Records for this task:
################
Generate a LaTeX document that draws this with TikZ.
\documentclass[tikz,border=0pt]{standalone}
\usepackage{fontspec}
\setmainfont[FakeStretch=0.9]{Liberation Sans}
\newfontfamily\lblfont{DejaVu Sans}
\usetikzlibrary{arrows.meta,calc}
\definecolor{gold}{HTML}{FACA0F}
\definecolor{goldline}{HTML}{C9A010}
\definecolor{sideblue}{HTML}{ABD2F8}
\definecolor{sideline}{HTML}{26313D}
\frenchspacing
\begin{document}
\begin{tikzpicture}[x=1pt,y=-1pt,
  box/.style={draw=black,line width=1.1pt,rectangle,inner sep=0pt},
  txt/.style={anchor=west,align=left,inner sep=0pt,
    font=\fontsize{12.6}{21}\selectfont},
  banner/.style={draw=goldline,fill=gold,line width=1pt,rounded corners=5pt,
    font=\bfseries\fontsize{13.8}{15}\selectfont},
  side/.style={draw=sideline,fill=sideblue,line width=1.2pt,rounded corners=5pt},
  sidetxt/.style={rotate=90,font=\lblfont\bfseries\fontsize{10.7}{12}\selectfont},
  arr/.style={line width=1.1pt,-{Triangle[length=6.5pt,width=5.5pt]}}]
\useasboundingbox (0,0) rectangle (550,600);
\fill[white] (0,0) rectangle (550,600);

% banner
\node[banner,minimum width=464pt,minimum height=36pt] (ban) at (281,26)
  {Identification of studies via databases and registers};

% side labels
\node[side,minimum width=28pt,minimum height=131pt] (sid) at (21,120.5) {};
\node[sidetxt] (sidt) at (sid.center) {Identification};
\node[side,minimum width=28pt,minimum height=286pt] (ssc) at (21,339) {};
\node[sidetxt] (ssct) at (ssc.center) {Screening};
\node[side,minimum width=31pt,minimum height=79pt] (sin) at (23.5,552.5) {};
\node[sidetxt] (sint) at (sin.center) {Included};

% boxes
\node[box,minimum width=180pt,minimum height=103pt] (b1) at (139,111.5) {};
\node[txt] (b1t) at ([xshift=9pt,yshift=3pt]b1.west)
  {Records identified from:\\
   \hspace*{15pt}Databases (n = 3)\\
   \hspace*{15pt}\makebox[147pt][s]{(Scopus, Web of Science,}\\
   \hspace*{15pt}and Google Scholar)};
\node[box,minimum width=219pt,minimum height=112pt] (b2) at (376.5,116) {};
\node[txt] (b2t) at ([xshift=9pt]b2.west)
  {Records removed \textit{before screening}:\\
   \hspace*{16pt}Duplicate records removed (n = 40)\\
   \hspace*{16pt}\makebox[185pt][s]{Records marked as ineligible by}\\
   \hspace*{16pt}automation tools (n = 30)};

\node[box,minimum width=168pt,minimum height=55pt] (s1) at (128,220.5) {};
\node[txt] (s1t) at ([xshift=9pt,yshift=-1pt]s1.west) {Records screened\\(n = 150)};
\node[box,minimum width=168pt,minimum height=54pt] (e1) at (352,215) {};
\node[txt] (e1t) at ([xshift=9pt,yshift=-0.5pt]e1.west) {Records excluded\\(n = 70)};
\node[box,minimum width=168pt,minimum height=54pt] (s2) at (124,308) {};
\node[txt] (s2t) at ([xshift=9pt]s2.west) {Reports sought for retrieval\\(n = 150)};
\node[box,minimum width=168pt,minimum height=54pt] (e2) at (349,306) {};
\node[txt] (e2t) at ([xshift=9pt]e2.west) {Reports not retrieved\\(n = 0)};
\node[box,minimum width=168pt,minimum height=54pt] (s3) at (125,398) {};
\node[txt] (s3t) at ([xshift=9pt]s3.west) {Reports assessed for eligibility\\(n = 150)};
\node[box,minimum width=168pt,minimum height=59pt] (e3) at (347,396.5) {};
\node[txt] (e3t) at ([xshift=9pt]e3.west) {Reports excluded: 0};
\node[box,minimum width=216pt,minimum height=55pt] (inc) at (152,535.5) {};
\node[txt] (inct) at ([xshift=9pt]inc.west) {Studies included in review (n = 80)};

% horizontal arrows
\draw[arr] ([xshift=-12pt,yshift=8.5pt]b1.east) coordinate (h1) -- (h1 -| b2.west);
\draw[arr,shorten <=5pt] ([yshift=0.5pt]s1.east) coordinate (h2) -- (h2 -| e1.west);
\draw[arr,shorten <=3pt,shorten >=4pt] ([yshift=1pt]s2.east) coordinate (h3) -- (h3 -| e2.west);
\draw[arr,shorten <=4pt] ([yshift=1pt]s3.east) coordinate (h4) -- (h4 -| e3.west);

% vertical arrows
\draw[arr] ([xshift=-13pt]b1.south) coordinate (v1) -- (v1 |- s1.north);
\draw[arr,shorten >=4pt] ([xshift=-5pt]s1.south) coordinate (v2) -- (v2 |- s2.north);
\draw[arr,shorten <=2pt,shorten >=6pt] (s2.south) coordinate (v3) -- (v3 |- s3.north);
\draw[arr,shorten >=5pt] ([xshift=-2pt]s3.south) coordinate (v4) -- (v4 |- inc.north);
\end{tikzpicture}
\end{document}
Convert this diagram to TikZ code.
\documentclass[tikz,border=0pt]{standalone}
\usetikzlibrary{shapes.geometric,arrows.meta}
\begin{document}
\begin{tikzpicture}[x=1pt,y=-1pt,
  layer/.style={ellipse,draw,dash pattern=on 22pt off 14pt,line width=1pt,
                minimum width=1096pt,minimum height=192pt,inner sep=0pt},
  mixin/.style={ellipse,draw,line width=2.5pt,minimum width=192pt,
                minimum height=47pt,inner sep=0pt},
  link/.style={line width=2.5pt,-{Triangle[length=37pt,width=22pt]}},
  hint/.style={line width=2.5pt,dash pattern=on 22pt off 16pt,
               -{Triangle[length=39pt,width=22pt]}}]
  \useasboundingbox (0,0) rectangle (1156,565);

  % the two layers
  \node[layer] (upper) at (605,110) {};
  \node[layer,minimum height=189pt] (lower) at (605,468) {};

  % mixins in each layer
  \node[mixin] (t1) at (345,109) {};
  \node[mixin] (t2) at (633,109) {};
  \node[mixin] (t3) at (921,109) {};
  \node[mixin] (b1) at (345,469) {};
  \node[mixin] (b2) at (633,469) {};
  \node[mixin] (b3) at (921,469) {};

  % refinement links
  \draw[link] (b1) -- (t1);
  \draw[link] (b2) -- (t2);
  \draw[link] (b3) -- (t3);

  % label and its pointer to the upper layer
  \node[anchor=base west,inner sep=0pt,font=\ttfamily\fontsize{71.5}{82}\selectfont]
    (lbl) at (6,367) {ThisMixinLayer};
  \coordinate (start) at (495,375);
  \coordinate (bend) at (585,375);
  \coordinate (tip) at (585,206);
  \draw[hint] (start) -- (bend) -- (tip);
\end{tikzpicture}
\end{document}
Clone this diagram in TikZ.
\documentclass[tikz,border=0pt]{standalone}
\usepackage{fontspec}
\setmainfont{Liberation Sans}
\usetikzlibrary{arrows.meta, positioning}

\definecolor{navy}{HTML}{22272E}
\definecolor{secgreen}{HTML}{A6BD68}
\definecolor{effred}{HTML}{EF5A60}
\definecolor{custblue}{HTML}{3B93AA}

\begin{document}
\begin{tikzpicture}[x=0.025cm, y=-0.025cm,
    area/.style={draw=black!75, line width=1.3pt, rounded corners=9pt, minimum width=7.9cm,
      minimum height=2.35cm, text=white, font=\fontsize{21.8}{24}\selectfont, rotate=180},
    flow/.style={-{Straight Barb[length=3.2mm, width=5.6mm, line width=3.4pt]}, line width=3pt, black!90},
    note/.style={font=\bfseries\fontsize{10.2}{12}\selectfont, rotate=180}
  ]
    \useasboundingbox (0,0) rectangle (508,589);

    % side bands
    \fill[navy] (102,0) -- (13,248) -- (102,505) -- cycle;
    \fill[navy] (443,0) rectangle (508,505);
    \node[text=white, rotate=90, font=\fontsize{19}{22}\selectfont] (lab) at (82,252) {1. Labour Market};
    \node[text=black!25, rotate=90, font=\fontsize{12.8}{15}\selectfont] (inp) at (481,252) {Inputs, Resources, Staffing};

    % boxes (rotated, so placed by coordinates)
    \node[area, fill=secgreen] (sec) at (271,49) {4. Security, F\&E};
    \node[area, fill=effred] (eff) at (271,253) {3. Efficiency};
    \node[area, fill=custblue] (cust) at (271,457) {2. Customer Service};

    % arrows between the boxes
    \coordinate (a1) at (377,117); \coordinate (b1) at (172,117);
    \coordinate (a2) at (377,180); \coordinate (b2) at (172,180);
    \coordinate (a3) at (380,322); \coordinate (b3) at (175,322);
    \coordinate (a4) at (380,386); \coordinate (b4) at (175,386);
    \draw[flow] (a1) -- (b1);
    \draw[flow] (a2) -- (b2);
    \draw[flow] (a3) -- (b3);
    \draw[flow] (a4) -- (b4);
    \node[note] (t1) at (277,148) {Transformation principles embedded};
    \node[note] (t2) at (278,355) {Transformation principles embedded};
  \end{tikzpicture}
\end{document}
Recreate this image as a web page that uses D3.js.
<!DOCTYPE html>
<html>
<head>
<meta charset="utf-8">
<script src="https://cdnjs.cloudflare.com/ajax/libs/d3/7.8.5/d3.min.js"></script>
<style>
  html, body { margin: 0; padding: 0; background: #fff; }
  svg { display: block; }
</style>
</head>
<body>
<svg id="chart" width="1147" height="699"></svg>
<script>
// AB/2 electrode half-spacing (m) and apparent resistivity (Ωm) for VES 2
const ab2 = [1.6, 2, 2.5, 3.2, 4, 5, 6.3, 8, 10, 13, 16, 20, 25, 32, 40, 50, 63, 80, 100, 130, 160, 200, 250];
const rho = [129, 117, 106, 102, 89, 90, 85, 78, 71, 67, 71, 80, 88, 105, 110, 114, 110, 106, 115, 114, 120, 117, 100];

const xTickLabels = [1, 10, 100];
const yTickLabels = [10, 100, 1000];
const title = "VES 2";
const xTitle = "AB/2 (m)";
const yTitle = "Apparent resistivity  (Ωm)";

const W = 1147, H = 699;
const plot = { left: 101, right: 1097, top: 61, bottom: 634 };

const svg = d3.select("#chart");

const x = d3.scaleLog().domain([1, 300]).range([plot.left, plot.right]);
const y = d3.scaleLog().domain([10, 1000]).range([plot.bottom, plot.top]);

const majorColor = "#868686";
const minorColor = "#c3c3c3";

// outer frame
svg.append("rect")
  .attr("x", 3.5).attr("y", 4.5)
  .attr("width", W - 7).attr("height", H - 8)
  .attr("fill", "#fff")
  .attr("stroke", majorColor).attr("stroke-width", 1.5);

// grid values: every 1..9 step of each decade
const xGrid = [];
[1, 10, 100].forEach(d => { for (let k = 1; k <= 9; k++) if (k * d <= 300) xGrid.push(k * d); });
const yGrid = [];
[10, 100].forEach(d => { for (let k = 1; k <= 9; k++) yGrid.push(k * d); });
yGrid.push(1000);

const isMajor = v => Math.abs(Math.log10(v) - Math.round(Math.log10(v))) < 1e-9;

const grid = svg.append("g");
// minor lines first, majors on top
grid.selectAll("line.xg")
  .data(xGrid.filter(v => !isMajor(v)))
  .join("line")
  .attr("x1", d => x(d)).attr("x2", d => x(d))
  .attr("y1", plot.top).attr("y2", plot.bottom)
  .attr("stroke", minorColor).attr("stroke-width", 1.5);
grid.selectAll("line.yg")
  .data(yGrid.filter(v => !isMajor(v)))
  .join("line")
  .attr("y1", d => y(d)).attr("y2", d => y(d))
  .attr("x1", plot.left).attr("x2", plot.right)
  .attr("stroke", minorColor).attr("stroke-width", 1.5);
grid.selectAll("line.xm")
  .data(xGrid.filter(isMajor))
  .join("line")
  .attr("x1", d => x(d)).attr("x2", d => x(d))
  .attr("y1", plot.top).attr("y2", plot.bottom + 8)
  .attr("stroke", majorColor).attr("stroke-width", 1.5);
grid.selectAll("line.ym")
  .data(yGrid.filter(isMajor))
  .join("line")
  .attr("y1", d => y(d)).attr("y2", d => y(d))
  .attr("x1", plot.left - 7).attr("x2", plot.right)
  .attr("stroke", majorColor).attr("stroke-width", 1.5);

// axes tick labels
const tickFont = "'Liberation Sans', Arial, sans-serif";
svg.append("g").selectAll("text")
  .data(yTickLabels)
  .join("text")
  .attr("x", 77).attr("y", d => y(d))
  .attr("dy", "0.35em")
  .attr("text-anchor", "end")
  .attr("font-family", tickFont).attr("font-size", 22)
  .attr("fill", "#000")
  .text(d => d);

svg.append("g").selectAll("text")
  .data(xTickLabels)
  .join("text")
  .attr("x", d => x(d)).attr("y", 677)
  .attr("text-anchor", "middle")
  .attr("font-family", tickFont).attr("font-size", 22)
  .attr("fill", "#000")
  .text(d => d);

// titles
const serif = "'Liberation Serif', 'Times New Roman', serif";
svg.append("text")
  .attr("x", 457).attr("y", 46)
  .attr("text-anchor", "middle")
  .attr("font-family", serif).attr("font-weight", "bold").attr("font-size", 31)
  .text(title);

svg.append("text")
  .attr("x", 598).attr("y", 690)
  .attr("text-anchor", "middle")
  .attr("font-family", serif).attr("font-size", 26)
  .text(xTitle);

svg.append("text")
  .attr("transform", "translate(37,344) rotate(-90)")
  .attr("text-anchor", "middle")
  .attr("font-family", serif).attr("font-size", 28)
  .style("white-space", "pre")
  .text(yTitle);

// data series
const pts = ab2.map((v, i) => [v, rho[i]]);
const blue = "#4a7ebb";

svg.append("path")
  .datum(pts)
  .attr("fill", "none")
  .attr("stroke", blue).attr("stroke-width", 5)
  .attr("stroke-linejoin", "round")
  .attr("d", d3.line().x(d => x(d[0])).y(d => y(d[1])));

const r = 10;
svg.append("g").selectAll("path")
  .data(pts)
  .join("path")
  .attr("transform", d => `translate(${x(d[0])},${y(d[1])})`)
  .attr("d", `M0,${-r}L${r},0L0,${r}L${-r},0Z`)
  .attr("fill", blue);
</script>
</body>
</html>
################
Your goal:
Start at the line with "Recreate this image", stop at the line with "yGrid.push(1000);", and return every line in that stretch exactly, those two included.

Result of this task:
Recreate this image as a web page that uses D3.js.
<!DOCTYPE html>
<html>
<head>
<meta charset="utf-8">
<script src="https://cdnjs.cloudflare.com/ajax/libs/d3/7.8.5/d3.min.js"></script>
<style>
  html, body { margin: 0; padding: 0; background: #fff; }
  svg { display: block; }
</style>
</head>
<body>
<svg id="chart" width="1147" height="699"></svg>
<script>
// AB/2 electrode half-spacing (m) and apparent resistivity (Ωm) for VES 2
const ab2 = [1.6, 2, 2.5, 3.2, 4, 5, 6.3, 8, 10, 13, 16, 20, 25, 32, 40, 50, 63, 80, 100, 130, 160, 200, 250];
const rho = [129, 117, 106, 102, 89, 90, 85, 78, 71, 67, 71, 80, 88, 105, 110, 114, 110, 106, 115, 114, 120, 117, 100];

const xTickLabels = [1, 10, 100];
const yTickLabels = [10, 100, 1000];
const title = "VES 2";
const xTitle = "AB/2 (m)";
const yTitle = "Apparent resistivity  (Ωm)";

const W = 1147, H = 699;
const plot = { left: 101, right: 1097, top: 61, bottom: 634 };

const svg = d3.select("#chart");

const x = d3.scaleLog().domain([1, 300]).range([plot.left, plot.right]);
const y = d3.scaleLog().domain([10, 1000]).range([plot.bottom, plot.top]);

const majorColor = "#868686";
const minorColor = "#c3c3c3";

// outer frame
svg.append("rect")
  .attr("x", 3.5).attr("y", 4.5)
  .attr("width", W - 7).attr("height", H - 8)
  .attr("fill", "#fff")
  .attr("stroke", majorColor).attr("stroke-width", 1.5);

// grid values: every 1..9 step of each decade
const xGrid = [];
[1, 10, 100].forEach(d => { for (let k = 1; k <= 9; k++) if (k * d <= 300) xGrid.push(k * d); });
const yGrid = [];
[10, 100].forEach(d => { for (let k = 1; k <= 9; k++) yGrid.push(k * d); });
yGrid.push(1000);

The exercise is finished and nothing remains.